Rate Differences: What You're Actually Paying

The interchange rate difference between card-present and card-not-present transactions is real and varies by card type:

Card Type Card-Present Rate Card-Not-Present Rate
Visa/MC Consumer Debit ~0.05% + $0.22 ~0.65% + $0.15
Visa/MC Consumer Credit ~1.51% + $0.10 ~1.80% + $0.10
Visa/MC Rewards Credit ~1.65% + $0.10 ~2.10% + $0.10
Amex Consumer ~1.80% ~2.30%

These are approximate interchange rates — your actual effective rate includes your processor's markup on top. The key takeaway is that debit cards show the largest percentage difference between card-present and card-not-present rates. For retailers with high debit card transaction volume, ensuring card-present transactions are correctly identified and routed at card-present interchange can generate meaningful savings.

Mobile and Pop-Up Retail

Businesses that sell at markets, pop-up events, trade shows, or other temporary locations often use mobile card readers — small Bluetooth or headphone jack card readers that connect to a smartphone or tablet. These are card-present transactions and should be processed through an account that's properly set up for card-present acceptance.

CyoGate's mobile credit card processing handles this scenario — a mobile reader connected to your merchant account for card-present rates at in-person events, with the same account powering your online store through the gateway. One setup covering all your sales environments.

The High Risk Dimension

For merchants in high risk categories, the POS vs. ecommerce distinction has an additional layer. Some high risk industries find that retail card-present processing is actually accessible through standard domestic processors — it's the card-not-present channel that requires a specialized high risk processor. A CBD retailer with a physical storefront can often get standard retail rates for in-store swipe transactions, while their online sales require a high risk ecommerce account.
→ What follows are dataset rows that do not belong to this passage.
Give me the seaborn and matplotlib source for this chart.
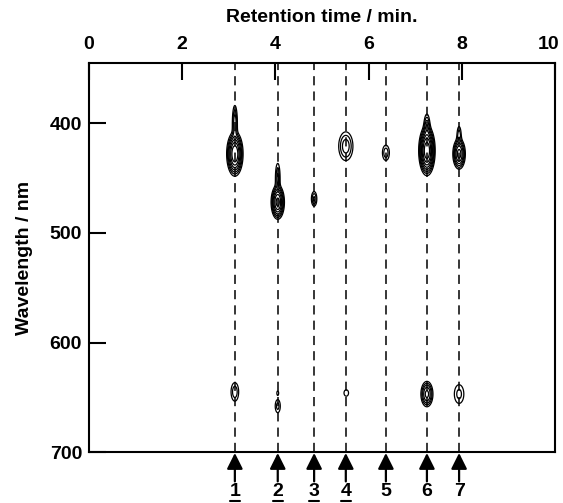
import numpy as np
import matplotlib
matplotlib.use("Agg")
import matplotlib.pyplot as plt
import matplotlib.transforms as mtransforms
import seaborn as sns

# Peak numbers and their retention times (min)
peak_labels = ["1", "2", "3", "4", "5", "6", "7"]
peak_times = [3.13, 4.05, 4.83, 5.51, 6.37, 7.25, 7.94]
underlined = [True, True, True, True, False, False, False]

# Spot components of the contour map: time, wavelength, spreads, height
spot_time = [3.13, 3.13, 4.05, 4.05, 4.83, 5.51, 6.37, 7.25, 7.25, 7.94, 7.94,
             3.13, 4.05, 4.05, 5.52, 7.25, 7.94]
spot_wl = [428, 400, 472, 450, 469, 421, 427, 425, 405, 428, 412,
           645, 658, 646, 646, 647, 647]
spot_sx = [0.065, 0.03, 0.055, 0.03, 0.035, 0.085, 0.05, 0.062, 0.035, 0.055, 0.03,
           0.055, 0.04, 0.02, 0.05, 0.058, 0.075]
spot_sw = [7.5, 9.0, 6.0, 8.0, 4.0, 7.3, 4.7, 8.0, 7.0, 5.7, 6.0,
           5.7, 4.4, 2.0, 3.0, 5.2, 6.3]
spot_amp = [40, 5, 30, 4, 4, 5, 3, 60, 6, 20, 3,
            3, 2.5, 1.5, 1.6, 12, 2.5]

contour_levels = [1, 2, 3.5, 6, 10, 16, 25, 40]

sns.set_theme(style="ticks")
plt.rcParams["font.family"] = ["Liberation Sans", "DejaVu Sans"]

t = np.linspace(0, 10, 1600)
wl = np.linspace(345, 700, 900)
T, W = np.meshgrid(t, wl)
Z = np.zeros_like(T)
for x0, w0, sx, sw, a in zip(spot_time, spot_wl, spot_sx, spot_sw, spot_amp):
    Z += a * np.exp(-0.5 * (((T - x0) / sx) ** 2 + ((W - w0) / sw) ** 2))

fig = plt.figure(figsize=(5.63, 5.03), dpi=100)
ax = fig.add_axes([0.158, 0.101, 0.828, 0.774])

ax.contour(T, W, Z, levels=contour_levels, colors="black", linewidths=0.9)

for pt in peak_times:
    ax.axvline(pt, color="black", lw=1.1, ls=(0, (6, 4)), zorder=1)

ax.set_xlim(0, 10)
ax.set_ylim(700, 345)
ax.set_xticks([0, 2, 4, 6, 8, 10])
ax.set_yticks([400, 500, 600, 700])
ax.xaxis.tick_top()
ax.xaxis.set_label_position("top")
ax.tick_params(axis="both", direction="in", length=12.5, width=1.5, color="black",
               labelsize=14, labelcolor="black")
ax.tick_params(axis="x", pad=7)
ax.tick_params(axis="y", pad=5)
for lab in ax.get_xticklabels() + ax.get_yticklabels():
    lab.set_fontweight("bold")
# keep the last top label inside the figure
last = ax.get_xticklabels()[-1]
last.set_transform(last.get_transform() +
                   mtransforms.ScaledTranslation(-5 / 72, 0, fig.dpi_scale_trans))
for sp in ax.spines.values():
    sp.set_visible(True)
    sp.set_linewidth(1.5)
    sp.set_color("black")

ax.set_xlabel("Retention time / min.", fontsize=14, fontweight="bold",
              labelpad=10, color="black")
ax.set_ylabel("Wavelength / nm", fontsize=14, fontweight="bold",
              labelpad=12, color="black")

# arrows and peak numbers below the map
trans = mtransforms.blended_transform_factory(ax.transData, ax.transAxes)
for pt, lab, ul in zip(peak_times, peak_labels, underlined):
    ax.annotate("", xy=(pt, -0.002), xycoords=trans,
                xytext=(pt, -0.075), textcoords=trans,
                arrowprops=dict(arrowstyle="-|>", color="black", lw=1.6,
                                mutation_scale=24, shrinkA=0, shrinkB=0),
                annotation_clip=False)
    ax.text(pt, -0.1, lab, transform=trans, ha="center", va="center",
            fontsize=14, fontweight="bold", color="black")
    if ul:
        ax.plot([pt - 0.11, pt + 0.11], [-0.126, -0.126], transform=trans,
                color="black", lw=1.5, clip_on=False)

fig.savefig("out.png", dpi=100)
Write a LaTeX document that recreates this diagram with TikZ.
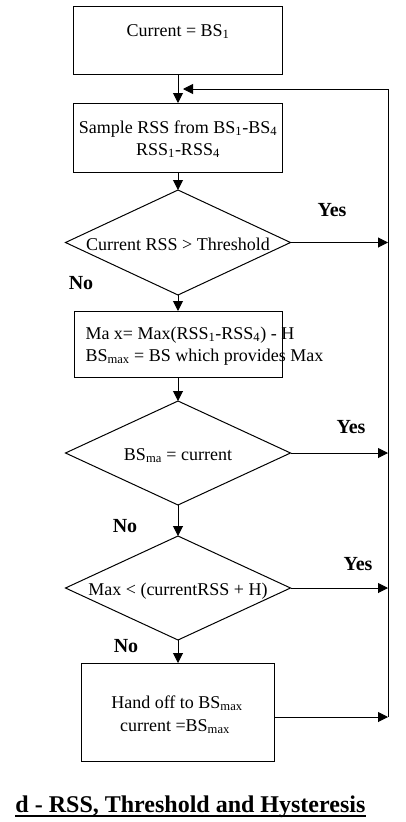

Running both transaction types through one high risk ecommerce account is always an option and simplifies account management. But for high risk merchants with significant physical retail volume, it's worth asking whether the retail card-present transactions could be processed through a separate domestic retail account at lower rates, with the ecommerce account handling only the online sales. CyoGate's free merchant account audit can identify whether this kind of channel separation would produce meaningful rate savings for your specific transaction mix.

Getting the Right Setup

If you're starting fresh — new business, no existing accounts — an ecommerce account that covers both in-person and online transactions is the cleanest starting point. It handles everything, eliminates compliance risk, and gives you room to grow into additional sales channels without renegotiating your processing setup.

If you have an existing retail account and are adding an online store, the path is to convert to or add an ecommerce account before your first online transaction. Don't go live online on a retail-only account even temporarily — the risk of termination and subsequent disclosure obligations isn't worth the shortcut.